He said the family was told they could approach the private healthcare sector.

“The doctor made it clear that should she go for dialysis tomorrow she would be fine, but the problem is we can’t afford to pay R60 000 a month for dialysis in the private sector.

“We are stuck and we now have to prepare ourselves for the death of such a young person who has so much potential economically and socially. It is really not fair at all,” he said.

According to the Western Cape Renal Registry, which was set up last year, the Western Cape’s public sector was only able to treat 30 percent of patients in end-stage kidney disease.

About 70 percent were sent home to die due to lack of resources.
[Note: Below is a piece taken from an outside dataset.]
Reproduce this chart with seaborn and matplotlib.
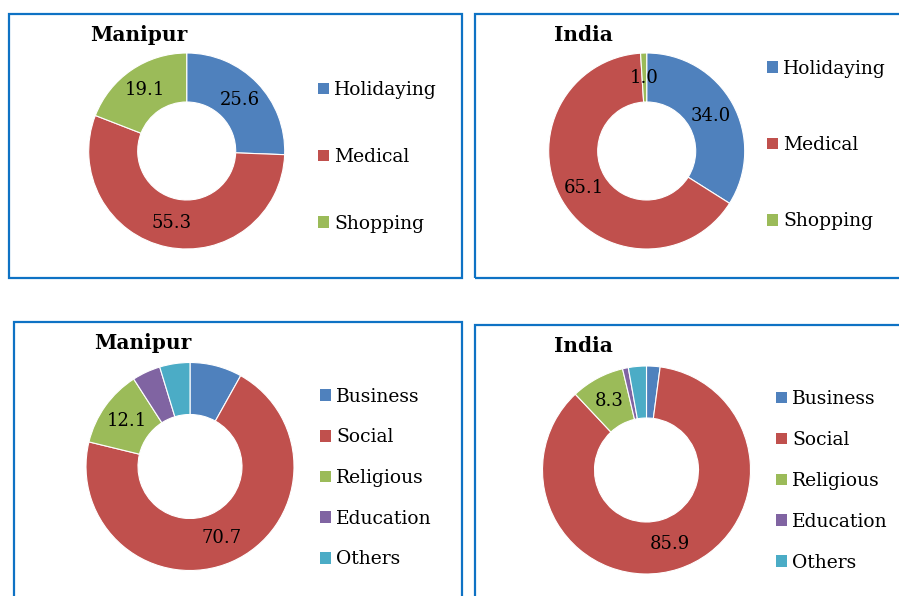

Lack of treatment centres in other provinces also meant that people travelled from their home provinces to better-equipped provinces such as the Western Cape and Gauteng to seek treatment. Such measures not only inconvenienced patients, but placed a lot of pressure on provinces that offered treatment.

Stellenbosch University professor Razeen Davids, who heads the renal registry, said the chronic kidney disease was a silent killer affecting one in every 10 South Africans.

Because of its lack of symptoms in the early stages of the disease, not many patients realised they had kidney problems.

Francis said only patients who would ultimately qualify for renal transplantation were accepted into the renal dialysis programme. The overriding criterion for acceptance is “suitability for transplantation”.